(What is needed) Transcribe every entry word for word. Skip the pictures.

--

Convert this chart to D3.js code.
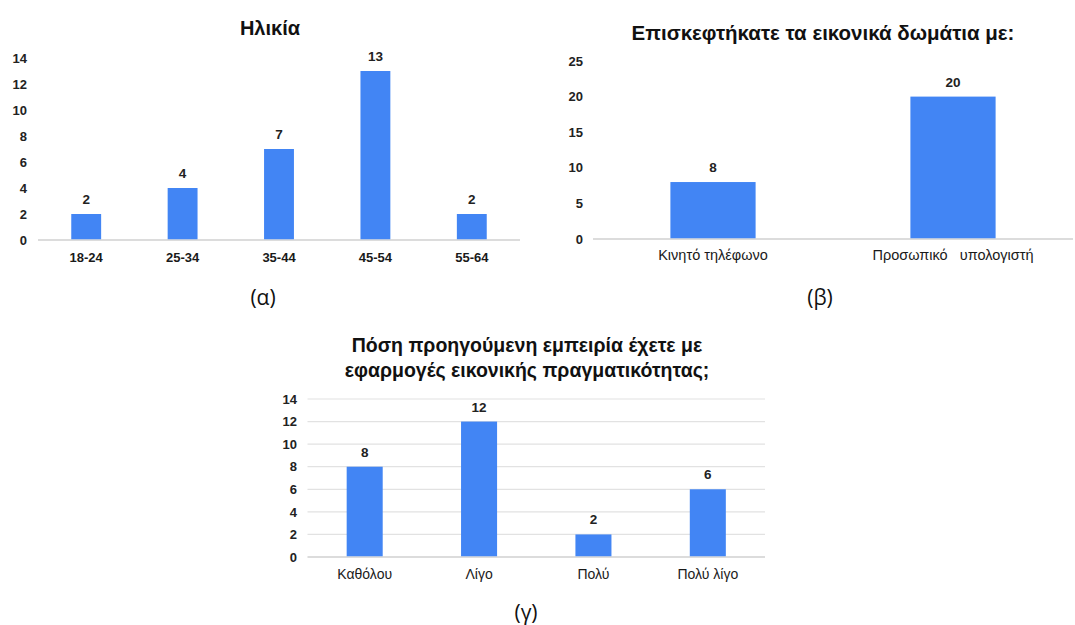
<!DOCTYPE html>
<html>
<head>
<meta charset="utf-8">
<script src="https://cdn.jsdelivr.net/npm/d3@7"></script>
<style>
  body { margin: 0; background: #fff; }
  svg { display: block; font-family: "Liberation Sans", Arial, sans-serif; }
  .caption { font-family: "Open Sans", "Noto Sans", sans-serif; }
</style>
</head>
<body>
<svg id="main" width="1075" height="625"></svg>
<script>
// chart (α)
let ageCats = ["18-24", "25-34", "35-44", "45-54", "55-64"];
let ageVals = [2, 4, 7, 13, 2];
let ageTicks = [0, 2, 4, 6, 8, 10, 12, 14];

// chart (β)
let deviceCats = ["Κινητό τηλέφωνο", "Προσωπικό   υπολογιστή"];
let deviceVals = [8, 20];
let deviceTicks = [0, 5, 10, 15, 20, 25];

// chart (γ)
let expCats = ["Καθόλου", "Λίγο", "Πολύ", "Πολύ λίγο"];
let expVals = [8, 12, 2, 6];
let expTicks = [0, 2, 4, 6, 8, 10, 12, 14];

const BAR = "#4285f4";
let svg = d3.select("#main");

let drawBars = function (o) {
  let g = svg.append("g");
  let x = d3.scaleBand()
    .domain(o.cats)
    .range(o.xr)
    .paddingInner(o.pad)
    .paddingOuter(o.pad / 2);
  let y = d3.scaleLinear()
    .domain([0, d3.max(o.ticks)])
    .range(o.yr);

  // gridlines (only some charts have them)
  if (o.grid) {
    g.selectAll(".grid")
      .data(o.ticks.filter(t => t > 0))
      .enter().append("line")
      .attr("x1", o.xr[0]).attr("x2", o.xr[1])
      .attr("y1", d => y(d)).attr("y2", d => y(d))
      .attr("stroke", "#e2e2e2").attr("stroke-width", 1.2);
  }

  // y tick labels
  let yAxis = d3.axisLeft(y).tickValues(o.ticks).tickSize(0).tickPadding(0);
  let ya = g.append("g")
    .attr("transform", "translate(" + o.tickX + ",0)")
    .call(yAxis);
  ya.select(".domain").remove();
  ya.selectAll("text")
    .style("font-family", "Liberation Sans, Arial, sans-serif")
    .style("font-size", "13px")
    .style("font-weight", "bold")
    .attr("fill", "#222");

  // baseline
  g.append("line")
    .attr("x1", o.xr[0]).attr("x2", o.xr[1])
    .attr("y1", y(0)).attr("y2", y(0))
    .attr("stroke", "#d0d0d0").attr("stroke-width", 1.5);

  let data = o.cats.map((c, i) => ({ cat: c, val: o.vals[i] }));

  g.selectAll(".bar")
    .data(data)
    .enter().append("rect")
    .attr("x", d => x(d.cat))
    .attr("y", d => y(d.val))
    .attr("width", x.bandwidth())
    .attr("height", d => y(0) - y(d.val) - 0.75)
    .attr("fill", BAR);

  g.selectAll(".val")
    .data(data)
    .enter().append("text")
    .attr("x", d => x(d.cat) + x.bandwidth() / 2)
    .attr("y", d => y(d.val) - 10)
    .attr("text-anchor", "middle")
    .style("font-size", "13.5px")
    .style("font-weight", "bold")
    .attr("fill", "#222")
    .text(d => d.val);

  // category labels
  g.selectAll(".cat")
    .data(data)
    .enter().append("text")
    .attr("x", d => x(d.cat) + x.bandwidth() / 2)
    .attr("y", o.catY)
    .attr("text-anchor", "middle")
    .style("font-size", o.catSize)
    .style("font-weight", o.catBold ? "bold" : "normal")
    .style("white-space", "pre")
    .attr("fill", "#1a1a1a")
    .text(d => d.cat);

  // title lines
  o.title.forEach((t, i) => {
    g.append("text")
      .attr("x", o.titleX)
      .attr("y", o.titleY + i * 25)
      .attr("text-anchor", "middle")
      .style("font-size", o.titleSize)
      .style("font-weight", "bold")
      .attr("fill", "#111")
      .text(t);
  });

  g.append("text")
    .attr("class", "caption")
    .attr("x", o.capX)
    .attr("y", o.capY)
    .attr("text-anchor", "middle")
    .style("font-size", "21px")
    .attr("fill", "#111")
    .text(o.caption);
};

drawBars({
  cats: ageCats, vals: ageVals, ticks: ageTicks,
  xr: [38, 520], yr: [240, 58], pad: 0.69, grid: false,
  tickX: 27, catY: 262, catBold: true, catSize: "13px",
  title: ["Ηλικία"], titleX: 270, titleY: 35, titleSize: "20px",
  caption: "(α)", capX: 263, capY: 305
});

drawBars({
  cats: deviceCats, vals: deviceVals, ticks: deviceTicks,
  xr: [593, 1073], yr: [239, 61], pad: 0.645, grid: false,
  tickX: 583, catY: 260, catBold: false, catSize: "14.5px",
  title: ["Επισκεφτήκατε τα εικονικά δωμάτια με:"], titleX: 823, titleY: 40, titleSize: "20.5px",
  caption: "(β)", capX: 820, capY: 305
});

drawBars({
  cats: expCats, vals: expVals, ticks: expTicks,
  xr: [307.5, 765], yr: [557, 399], pad: 0.685, grid: true,
  tickX: 297, catY: 579, catBold: false, catSize: "14px",
  title: ["Πόση προηγούμενη εμπειρία έχετε με", "εφαρμογές εικονικής πραγματικότητας;"],
  titleX: 527, titleY: 352, titleSize: "19.5px",
  caption: "(γ)", capX: 526, capY: 620
});
</script>
</body>
</html>
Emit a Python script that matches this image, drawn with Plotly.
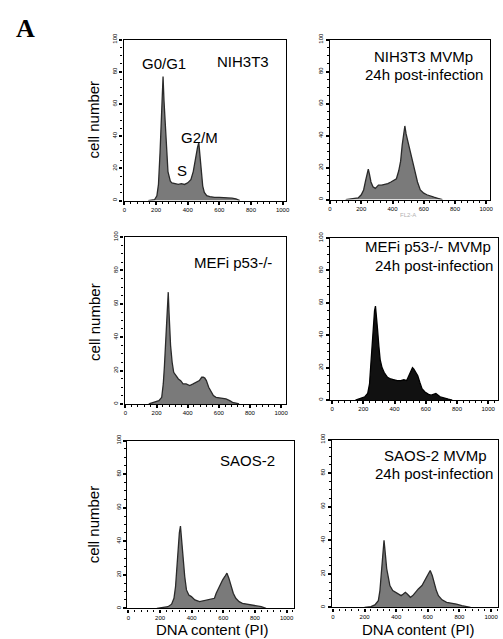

--

(Complete response)
Convert this chart to D3.js code.
<!DOCTYPE html>
<html>
<head>
<meta charset="utf-8">
<script src="https://cdn.jsdelivr.net/npm/d3@7"></script>
<style>
  body { margin: 0; background: #fff; }
  svg { display: block; font-family: "Liberation Sans", Arial, sans-serif; }
  .caption { font-family: "Open Sans", "Noto Sans", sans-serif; }
</style>
</head>
<body>
<svg id="main" width="1075" height="625"></svg>
<script>
// chart (α)
let ageCats = ["18-24", "25-34", "35-44", "45-54", "55-64"];
let ageVals = [2, 4, 7, 13, 2];
let ageTicks = [0, 2, 4, 6, 8, 10, 12, 14];

// chart (β)
let deviceCats = ["Κινητό τηλέφωνο", "Προσωπικό   υπολογιστή"];
let deviceVals = [8, 20];
let deviceTicks = [0, 5, 10, 15, 20, 25];

// chart (γ)
let expCats = ["Καθόλου", "Λίγο", "Πολύ", "Πολύ λίγο"];
let expVals = [8, 12, 2, 6];
let expTicks = [0, 2, 4, 6, 8, 10, 12, 14];

const BAR = "#4285f4";
let svg = d3.select("#main");

let drawBars = function (o) {
  let g = svg.append("g");
  let x = d3.scaleBand()
    .domain(o.cats)
    .range(o.xr)
    .paddingInner(o.pad)
    .paddingOuter(o.pad / 2);
  let y = d3.scaleLinear()
    .domain([0, d3.max(o.ticks)])
    .range(o.yr);

  // gridlines (only some charts have them)
  if (o.grid) {
    g.selectAll(".grid")
      .data(o.ticks.filter(t => t > 0))
      .enter().append("line")
      .attr("x1", o.xr[0]).attr("x2", o.xr[1])
      .attr("y1", d => y(d)).attr("y2", d => y(d))
      .attr("stroke", "#e2e2e2").attr("stroke-width", 1.2);
  }

  // y tick labels
  let yAxis = d3.axisLeft(y).tickValues(o.ticks).tickSize(0).tickPadding(0);
  let ya = g.append("g")
    .attr("transform", "translate(" + o.tickX + ",0)")
    .call(yAxis);
  ya.select(".domain").remove();
  ya.selectAll("text")
    .style("font-family", "Liberation Sans, Arial, sans-serif")
    .style("font-size", "13px")
    .style("font-weight", "bold")
    .attr("fill", "#222");

  // baseline
  g.append("line")
    .attr("x1", o.xr[0]).attr("x2", o.xr[1])
    .attr("y1", y(0)).attr("y2", y(0))
    .attr("stroke", "#d0d0d0").attr("stroke-width", 1.5);

  let data = o.cats.map((c, i) => ({ cat: c, val: o.vals[i] }));

  g.selectAll(".bar")
    .data(data)
    .enter().append("rect")
    .attr("x", d => x(d.cat))
    .attr("y", d => y(d.val))
    .attr("width", x.bandwidth())
    .attr("height", d => y(0) - y(d.val) - 0.75)
    .attr("fill", BAR);

  g.selectAll(".val")
    .data(data)
    .enter().append("text")
    .attr("x", d => x(d.cat) + x.bandwidth() / 2)
    .attr("y", d => y(d.val) - 10)
    .attr("text-anchor", "middle")
    .style("font-size", "13.5px")
    .style("font-weight", "bold")
    .attr("fill", "#222")
    .text(d => d.val);

  // category labels
  g.selectAll(".cat")
    .data(data)
    .enter().append("text")
    .attr("x", d => x(d.cat) + x.bandwidth() / 2)
    .attr("y", o.catY)
    .attr("text-anchor", "middle")
    .style("font-size", o.catSize)
    .style("font-weight", o.catBold ? "bold" : "normal")
    .style("white-space", "pre")
    .attr("fill", "#1a1a1a")
    .text(d => d.cat);

  // title lines
  o.title.forEach((t, i) => {
    g.append("text")
      .attr("x", o.titleX)
      .attr("y", o.titleY + i * 25)
      .attr("text-anchor", "middle")
      .style("font-size", o.titleSize)
      .style("font-weight", "bold")
      .attr("fill", "#111")
      .text(t);
  });

  g.append("text")
    .attr("class", "caption")
    .attr("x", o.capX)
    .attr("y", o.capY)
    .attr("text-anchor", "middle")
    .style("font-size", "21px")
    .attr("fill", "#111")
    .text(o.caption);
};

drawBars({
  cats: ageCats, vals: ageVals, ticks: ageTicks,
  xr: [38, 520], yr: [240, 58], pad: 0.69, grid: false,
  tickX: 27, catY: 262, catBold: true, catSize: "13px",
  title: ["Ηλικία"], titleX: 270, titleY: 35, titleSize: "20px",
  caption: "(α)", capX: 263, capY: 305
});

drawBars({
  cats: deviceCats, vals: deviceVals, ticks: deviceTicks,
  xr: [593, 1073], yr: [239, 61], pad: 0.645, grid: false,
  tickX: 583, catY: 260, catBold: false, catSize: "14.5px",
  title: ["Επισκεφτήκατε τα εικονικά δωμάτια με:"], titleX: 823, titleY: 40, titleSize: "20.5px",
  caption: "(β)", capX: 820, capY: 305
});

drawBars({
  cats: expCats, vals: expVals, ticks: expTicks,
  xr: [307.5, 765], yr: [557, 399], pad: 0.685, grid: true,
  tickX: 297, catY: 579, catBold: false, catSize: "14px",
  title: ["Πόση προηγούμενη εμπειρία έχετε με", "εφαρμογές εικονικής πραγματικότητας;"],
  titleX: 527, titleY: 352, titleSize: "19.5px",
  caption: "(γ)", capX: 526, capY: 620
});
</script>
</body>
</html>
Emit a Python script that matches this image, drawn with Plotly.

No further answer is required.